In May 2022, Meta’s President of Global Affairs, Nick Clegg, stated that Facebook is committed to building an “open and interoperable Metaverse,” where big tech companies and startups will work together on a level playing field. This vision seemingly differs from what Apple is offering.
If Apple is to succeed in its AR ambitions, it will need to embrace this ethos and adapt its approach. Otherwise, it risks being left behind in the race to build the metaverse.
Vision Pro: Window into a World Controlled by Apple
The Vision Pro AR headset, like any Apple product, operates within Apple’s ecosystem. This means that Apple controls the user’s AR experience. Given AR technology’s immersive and all-encompassing nature, this is a concerning prospect.
Imagine a future where AR technology is as ubiquitous as smartphones are today. In such a world, a single corporation controlling our digital interactions is a dystopian scenario. It’s not just about privacy concerns, although those are significant.

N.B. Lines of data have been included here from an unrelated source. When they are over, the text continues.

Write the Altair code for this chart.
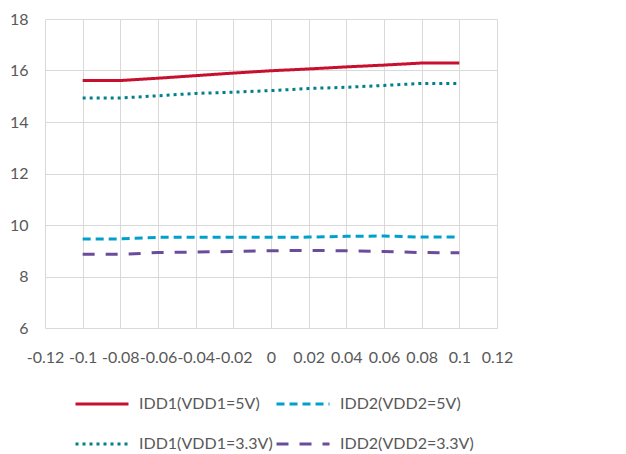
import altair as alt
import pandas as pd

x_vals = [-0.1, -0.08, -0.06, -0.04, -0.02, 0.0, 0.02, 0.04, 0.06, 0.08, 0.1]
series_names = ["IDD1(VDD1=5V)", "IDD2(VDD2=5V)", "IDD1(VDD1=3.3V)", "IDD2(VDD2=3.3V)"]
idd1_5v = [15.61, 15.61, 15.70, 15.80, 15.90, 15.99, 16.06, 16.14, 16.21, 16.29, 16.29]
idd2_5v = [9.46, 9.46, 9.52, 9.52, 9.52, 9.52, 9.53, 9.56, 9.57, 9.53, 9.53]
idd1_33v = [14.93, 14.93, 15.02, 15.11, 15.16, 15.22, 15.30, 15.35, 15.42, 15.50, 15.50]
idd2_33v = [8.86, 8.86, 8.93, 8.95, 8.97, 9.00, 9.01, 9.00, 8.97, 8.93, 8.92]
x_ticks = [-0.12, -0.1, -0.08, -0.06, -0.04, -0.02, 0.0, 0.02, 0.04, 0.06, 0.08, 0.1, 0.12]
y_ticks = [6, 8, 10, 12, 14, 16, 18]

colors = ["#C8102E", "#00A0CC", "#007F8C", "#6B4C9A"]
dashes = [[1, 0], [8, 5], [3, 4], [12, 11]]

rows = []
for name, vals in zip(series_names, [idd1_5v, idd2_5v, idd1_33v, idd2_33v]):
    for xv, yv in zip(x_vals, vals):
        rows.append({"x": xv, "y": yv, "series": name})
df = pd.DataFrame(rows)

FONT = "Lato"

x_label = "replace(datum.value == 0 ? '0' : format(datum.value, '.2~f'), '\u2212', '-')"

chart = alt.Chart(df).mark_line(strokeWidth=3, strokeJoin="round").encode(
    x=alt.X("x:Q",
            scale=alt.Scale(domain=[-0.12, 0.12], nice=False, zero=False),
            axis=alt.Axis(title=None, values=x_ticks, labelExpr=x_label, grid=True,
                          labelOverlap=False, ticks=False, tickSize=0, domain=False,
                          labelPadding=21, labelFlush=False)),
    y=alt.Y("y:Q",
            scale=alt.Scale(domain=[6, 18], nice=False, zero=False),
            axis=alt.Axis(title=None, values=y_ticks, grid=True, ticks=False, tickSize=0,
                          domain=False, labelPadding=17, labelOverlap=False)),
    color=alt.Color("series:N", sort=series_names,
                    scale=alt.Scale(domain=series_names, range=colors),
                    legend=alt.Legend(title=None, orient="none", legendX=29, legendY=357,
                                      direction="horizontal",
                                      columns=2, symbolType="M-1,0L1,0", symbolSize=2809,
                                      symbolStrokeWidth=3, labelOffset=9, columnPadding=-3,
                                      rowPadding=4, padding=0, labelFontSize=16,
                                      labelColor="#595959", labelFont=FONT, labelLimit=300)),
    strokeDash=alt.StrokeDash("series:N", sort=series_names,
                              scale=alt.Scale(domain=series_names, range=dashes),
                              legend=None),
).properties(
    width=452, height=309,
    autosize=alt.AutoSizeParams(type="none"),
    padding={"left": 37, "top": 11, "right": 121, "bottom": 126},
).configure_axis(
    labelFont=FONT, labelFontSize=16, labelColor="#595959",
    gridColor="#D9D9D9", gridWidth=1,
).configure_view(stroke=None)

chart.save("out.html", embed_options={"renderer": "svg", "actions": False})
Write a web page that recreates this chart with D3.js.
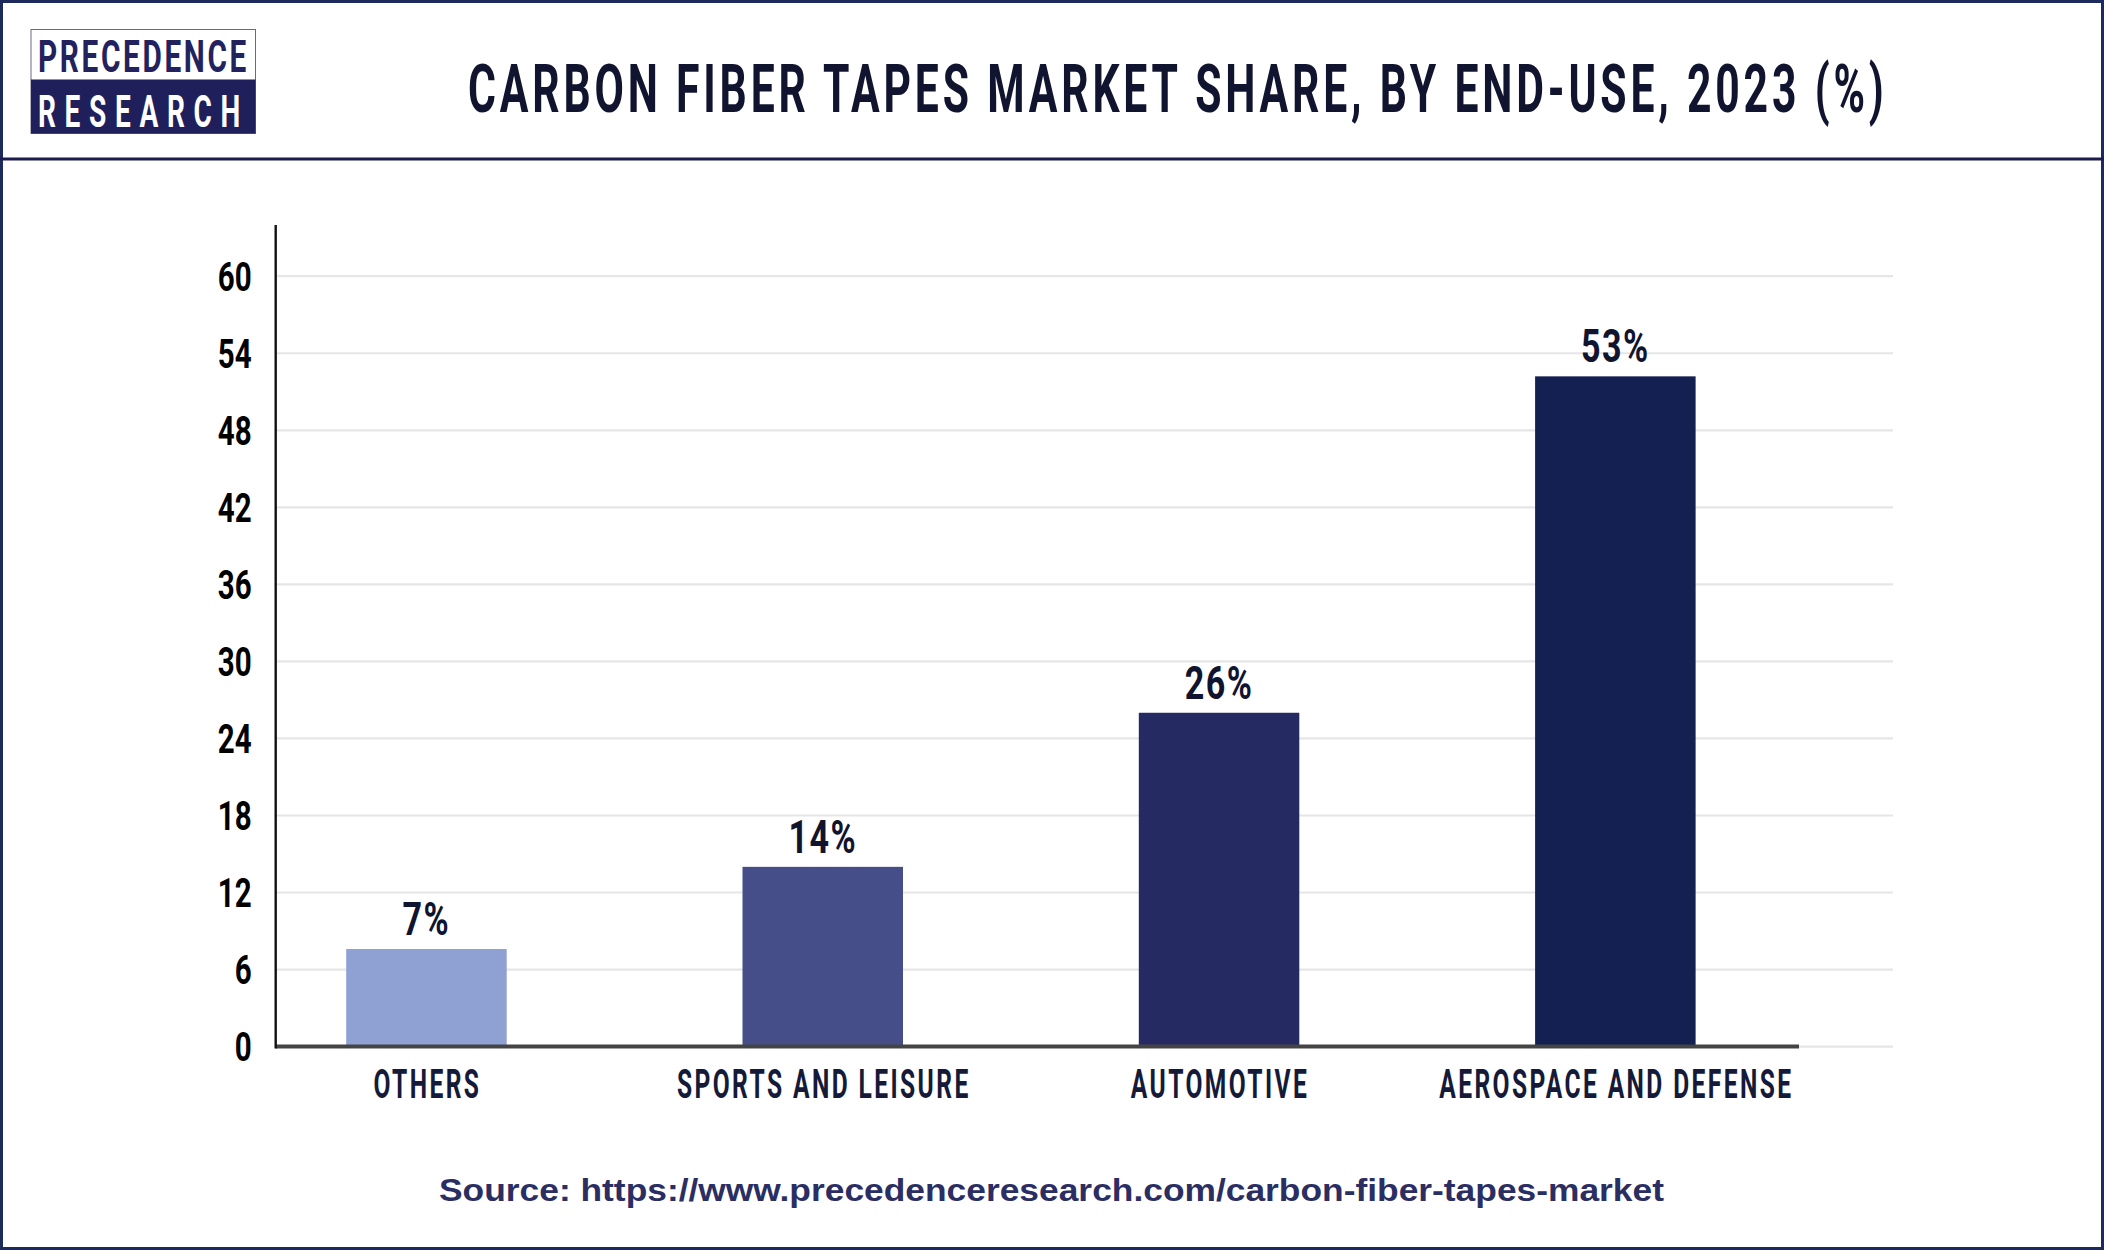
<!DOCTYPE html>
<html><head><meta charset="utf-8">
<script src="https://cdn.jsdelivr.net/npm/d3@7/dist/d3.min.js"></script>
<style>body{margin:0;background:#fff} svg{display:block}</style>
</head><body>
<svg id="chart" width="2104" height="1250"></svg>
<script>
const categories = ["OTHERS", "SPORTS AND LEISURE", "AUTOMOTIVE", "AEROSPACE AND DEFENSE"];
const shares = [7.6, 14.0, 26.0, 52.2];
const shareLabels = ["7%", "14%", "26%", "53%"];
const yTicks = [0, 6, 12, 18, 24, 30, 36, 42, 48, 54, 60];
const barColors = ["#8fa0d3", "#454e88", "#262a62", "#141f52"];
const titleText = "CARBON FIBER TAPES MARKET SHARE, BY END-USE, 2023 (%)";
const sourceText = "Source: https://www.precedenceresearch.com/carbon-fiber-tapes-market";
const logoTop = "PRECEDENCE";
const logoBottom = "RESEARCH";

const W = 2104, H = 1250;
const svg = d3.select("#chart");
const FONT = "Roboto, 'Noto Sans', sans-serif";

function fitWidth(sel, target, adjust) {
  sel.attr("textLength", target).attr("lengthAdjust", adjust || "spacingAndGlyphs");
}
function condense(sel, k) {
  sel.each(function () {
    const w = this.getComputedTextLength();
    d3.select(this).attr("textLength", w * k).attr("lengthAdjust", "spacingAndGlyphs");
  });
}
// place a text horizontally scaled so its width equals target (anchor start)
function scaledText(parent, tx, ty, target, setup) {
  const g = parent.append("g");
  const t = g.append("text").call(setup);
  const w = t.node().getComputedTextLength();
  g.attr("transform", `translate(${tx},${ty}) scale(${target / w},1)`);
  return t;
}

// background + frame
svg.append("rect").attr("width", W).attr("height", H).attr("fill", "#ffffff");
svg.append("rect").attr("x", 1.5).attr("y", 1.5).attr("width", W - 3).attr("height", H - 3)
  .attr("fill", "none").attr("stroke", "#1c2a5c").attr("stroke-width", 3);
svg.append("line").attr("x1", 0).attr("x2", W).attr("y1", 159).attr("y2", 159)
  .attr("stroke", "#1b1b4d").attr("stroke-width", 3);

// logo
const logo = svg.append("g");
logo.append("rect").attr("x", 31).attr("y", 29.5).attr("width", 224.5).attr("height", 104)
  .attr("fill", "#ffffff").attr("stroke", "#6a6a80").attr("stroke-width", 1);
logo.append("rect").attr("x", 31).attr("y", 79.5).attr("width", 224.5).attr("height", 54)
  .attr("fill", "#1f1f5c");
logo.append("text").attr("font-family", FONT).attr("font-weight", 700)
  .attr("x", 38).attr("y", 71.5).attr("font-size", 45).attr("fill", "#22225e")
  .attr("letter-spacing", 4).text(logoTop).call(fitWidth, 211);
logo.append("text").attr("font-family", FONT).attr("font-weight", 700)
  .attr("x", 38).attr("y", 127).attr("font-size", 45).attr("fill", "#ffffff")
  .attr("letter-spacing", 14).text(logoBottom).call(fitWidth, 211);

// title
scaledText(svg, 468, 112, 1420, t => t.attr("font-family", FONT).attr("font-weight", 700)
  .attr("font-size", 67).attr("letter-spacing", 6).attr("fill", "#10142e").text(titleText));

// scales
const x = d3.scaleBand().domain(categories).range([228.3, 1813.5])
  .paddingInner(0.595).paddingOuter(0.2975);
const y = d3.scaleLinear().domain([0, 60]).range([1046.6, 276.2]);
const axisX = 275.7;

// gridlines
svg.append("g").selectAll("line").data(yTicks).join("line")
  .attr("x1", axisX).attr("x2", 1893)
  .attr("y1", d => y(d)).attr("y2", d => y(d))
  .attr("stroke", "#e6e6e8").attr("stroke-width", 2.2);

// bars
const data = categories.map((c, i) => ({ cat: c, v: shares[i], label: shareLabels[i], color: barColors[i] }));
svg.append("g").selectAll("rect").data(data).join("rect")
  .attr("x", d => x(d.cat)).attr("width", x.bandwidth())
  .attr("y", d => y(d.v)).attr("height", d => y(0) - y(d.v))
  .attr("fill", d => d.color);

// baseline
svg.append("line").attr("x1", axisX).attr("x2", 1799).attr("y1", y(0)).attr("y2", y(0))
  .attr("stroke", "#444444").attr("stroke-width", 4);

// y axis
const yAxis = svg.append("g").attr("transform", `translate(${axisX},0)`)
  .call(d3.axisLeft(y).tickValues(yTicks).tickSize(0).tickPadding(24).tickFormat(d3.format("d")));
yAxis.select(".domain").remove();
yAxis.selectAll("text").attr("font-family", FONT).attr("font-weight", 700).attr("font-size", 41)
  .attr("fill", "#000000").attr("dy", "0.35em").call(condense, 0.72);
svg.append("line").attr("x1", axisX).attr("x2", axisX).attr("y1", 225).attr("y2", y(0) + 2)
  .attr("stroke", "#111111").attr("stroke-width", 2.4);

// value labels
svg.append("g").selectAll("text").data(data).join("text")
  .attr("x", d => x(d.cat) + x.bandwidth() / 2).attr("y", d => y(d.v) - 14)
  .attr("text-anchor", "middle").attr("font-family", FONT).attr("font-weight", 700)
  .attr("font-size", 46).attr("letter-spacing", 2).attr("fill", "#10142e").text(d => d.label)
  .call(condense, 0.74);

// x labels (horizontally condensed via transform, centred under each band)
const xAxis = svg.append("g").attr("transform", `translate(0,${y(0)})`)
  .call(d3.axisBottom(x).tickSize(0).tickPadding(0));
xAxis.select(".domain").remove();
xAxis.selectAll("text").attr("font-family", FONT).attr("font-weight", 700).attr("font-size", 41)
  .attr("fill", "#141a38").attr("dy", 0).attr("x", 0).attr("y", 51.5)
  .attr("letter-spacing", 4)
  .attr("transform", "translate(1,0) scale(0.6,1)");

// source
svg.append("text").attr("x", 439).attr("y", 1201).attr("font-family", "'Liberation Sans', Arial, sans-serif")
  .attr("font-weight", 700).attr("font-size", 31).attr("fill", "#2b2e62").text(sourceText)
  .call(fitWidth, 1225);
</script>
</body></html>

It’s about the potential for manipulation and control.
One Twitter user highlighted this issue with a post joking about a feature Apple users aren’t too happy about. The intrusive iCloud storage message prompts users to subscribe to Apple cloud service and doesn’t go away unless they do.
On the other hand, developers are also not entirely happy with many of Apple’s decisions. For instance, the exorbitant 30% App Store fees on all in-app purchases. These fees have put Apple in the crosshairs of startups and tech moguls like Twitter’s Elon Musk or Spotify.
Apple, like all other companies, has incentives that sometimes don’t align with those of their users or other participants on its platform. Like any other company, Apple puts the interests of its shareholders first. This creates a dangerous set of circumstances, which will become an even more urgent problem when one company controls virtual spaces deeply integrated with our everyday reality.
Decentralization is the answer to this problem. Decentralizing AR tech ensures that control over the digital world is distributed, not concentrated in the hands of one (or a few) tech companies. This is the only way to foster innovation and competition, making the digital world as diverse and vibrant as the physical one.
On the Flipside
- Apple’s reputation for creating user-friendly, high-quality products could help bring AR technology into the mainstream.
- Furthermore, the release of the Vision Pro could inspire other tech companies to create their own AR devices. In particular, some could even build open-source versions that align more closely with the decentralized ethos of the metaverse.
Why This Matters
As AR technology becomes more integrated into our daily lives, the decisions made by tech giants like Apple will increasingly shape our experiences and interactions. This highlights the potential risks for privacy, data security, and the potential for misuse.